11.3% of Americans are Union members, a little less than half of them public service employees. 6.6% of private sector employees are unionized.

The fastest way to gin up support for unionization is to get people to believe that they are underpaid. We know for fact that 67% of fast food workers are under the age of 24 and the vast majority are students who have absolutely no interest in pursuing a career in the fast food industry. We also know that rare is the full time hourly employee in the fast food industry at all.

So what would be the point of unionization other than to bolster the ranks and subsequent dues collection of the AFL-CIO?

Make no mistake, that is what this is all about.

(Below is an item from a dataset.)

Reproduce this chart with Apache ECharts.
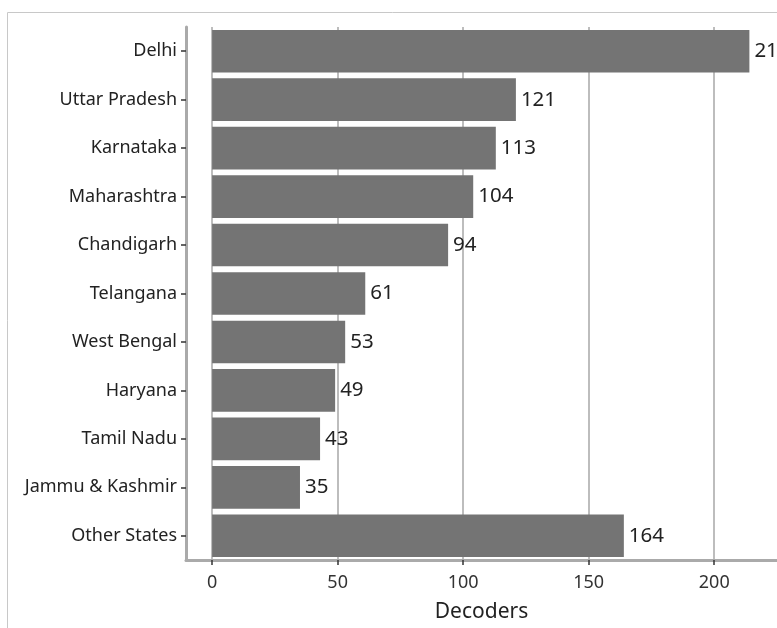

As Grandpa always said, 'Follow the Money, the big money, and you will root out the culprit."

Aug 8, 2013, 5:49pm Permalink
david spaulding

interesting question...at first I thought it was about minimum wage....it is not.....I think everyone should get higher wages if their employer believes they should....
however I do not believe the government should be telling employers how to run their business......but then again this is America , you can't go for a walk without some kind of government interference.....basically big brother knows what is best for you, do as you are told or you will suffer. and the worst part is big brother is above the rules the rest of us had better follow..........don't get me started.......

Aug 8, 2013, 9:30pm Permalink
Raymond Richardson

There's another point no one else has mentioned, but one person slightly touched upon concerning part time employment; is the majority of fast food workers are under the age of 18 and still in school and by law can't work more than 25 hours per week when school is in session.

As such, they really don't have anything to bring to the bargaining table to convince a fast food employer that they're worth more than minimum wage.

Aug 9, 2013, 8:38am Permalink
Bob Heininger

It is indeed all about labor unions. Come Black Friday fast food will be forgotten about and they'll be rattling their impotent little swords towards big box retailers.

Aug 9, 2013, 10:38am Permalink
Ed Hartgrove

Raymond: You wrote that, "... the majority of fast food workers are under the age of 18 and still in school and by law can't ..."

But, Mark B., in comment #19, wrote, "...16-19: 30.7% = high school students"

These statements can't both be correct. Unless, of course, there is a high number of persons aged 15 or younger employed for this industry. Which I doubt is the case.

Sorry, but I'm just trying to reconcile the numbers being tossed about.

Aug 9, 2013, 11:16am Permalink
Frank Bartholomew

With greed on the rise, the unions will be back. Many American workers enjoy benefits today becuase of the efforts of yesterdays unions.